Prediction got error: UnicodeDecodeError: 'utf-8' codec can't decode byte 0xe8 in position 0: unexpected end of data
I am seeing a problem somewhat similar to https://github.com/google/seq2seq/issues/170 but slightly different. In my case:
- Was able to train a character-level NMT model without problem. Both source and target files in UTF8 encoding, using python3 throughout. The model converges slowly and steadily, all look normal.
- However, when doing prediction I then see the UnicodeDecodeError: 'utf-8' codec can't decode byte 0xe8 in position 0: unexpected end of data message (where the 0xe8 part varies depends on what I have in the test source)
My observations:
- If I change the test data to contain only English, then error does not occur, but then the prediction result contains gibberish as expected (since the model was never trained in English)
- If I insert even one Unicode character anywhere into the test data file, then the error shows up. Note that the model was trained entirely in Unicode at character level.

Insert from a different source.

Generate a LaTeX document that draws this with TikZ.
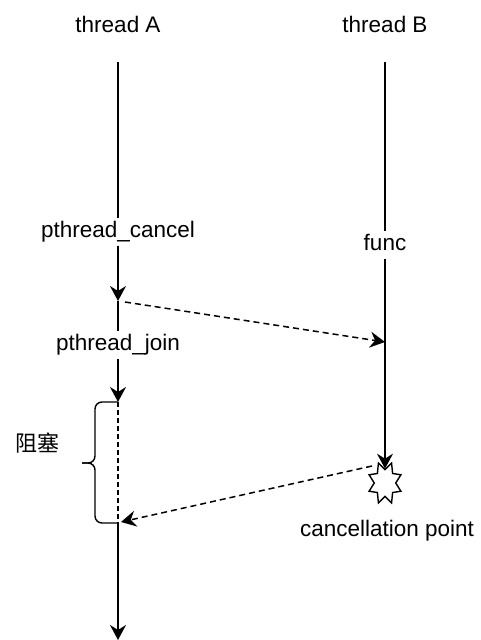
\documentclass[tikz,border=0pt]{standalone}
\usepackage{fontspec}
\setmainfont{Liberation Sans}
\newfontfamily\cjk{Noto Sans CJK SC}
\usetikzlibrary{arrows.meta,shapes.geometric}
\begin{document}
\begin{tikzpicture}[x=1pt,y=-1pt,
  lbl/.style={font=\fontsize{22.5}{26}\selectfont, text height=16pt, text depth=5pt, inner sep=3pt},
  life/.style={line width=1.7pt},
  tip/.style={-{Stealth[length=15pt,width=16pt,inset=5pt]}},
  msg/.style={line width=1.5pt, dash pattern=on 6pt off 4pt}
]
\useasboundingbox (0,0) rectangle (481,640);

% thread headers
\node[lbl] (ta) at (118,27) {thread A};
\node[lbl] (tb) at (385,27) {thread B};

% thread A timeline
\coordinate (a0) at (118,62);
\node[lbl] (cancel) at (118,232) {pthread\_cancel};
\coordinate (a1) at (118,301);
\node[lbl] (join) at (118,345) {pthread\_join};
\coordinate (a2) at (118,402);
\coordinate (a3) at (118,523);
\coordinate (a4) at (118,640);

\draw[life] (a0) -- (cancel);
\draw[life,tip] (cancel) -- (a1);
\draw[life] (a1) -- (join);
\draw[life,tip] (join) -- (a2);
\draw[line width=1.5pt, dash pattern=on 5pt off 3pt] (a2) -- (a3);
\draw[life,tip] (a3) -- (a4);

% blocked interval brace
\draw[line width=1.4pt, rounded corners=7pt] (a2) -| (95,463) -- (82,463);
\draw[line width=1.4pt, rounded corners=7pt] (82,463) -- (95,463) |- (a3);
\node[font=\cjk\fontsize{22}{26}\selectfont, inner sep=0pt] (blk) at (38,443) {阻塞};

% thread B timeline
\coordinate (b0) at (385,62);
\node[lbl] (func) at (385,245) {func};
\coordinate (b1) at (385,342);
\begin{scope}[shift={(385,483)}, xscale=0.8]
  \node[star, star points=8, star point ratio=1.6, minimum size=43pt,
        inner sep=0pt, shape border rotate=22.5, draw, line width=1.4pt,
        transform shape] (cp) at (0,0) {};
\end{scope}
\node[lbl] (cpl) at (387,531) {cancellation point};

\draw[life] (b0) -- (func);
\draw[life,tip] (func) -- (cp);

% cancel request and return of the join
\coordinate (s1) at (125,302);
\coordinate (s2) at (372,466);
\coordinate (e2) at (121,522);
\draw[msg,tip] (s1) -- (b1);
\draw[msg,tip] (s2) -- (e2);
\end{tikzpicture}
\end{document}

- For prediction (see my script below) if I change the parameter source_delimiter to ' ' (i.e., the ASCII space character, as opposed to using an empty string to enforce character-level prediction) then the problem error does not happen, but then the predicted output contains only gibberish as expected (since the model was trained with delimiter set to the empty string).
Anybody has insight on how to deal with this problem?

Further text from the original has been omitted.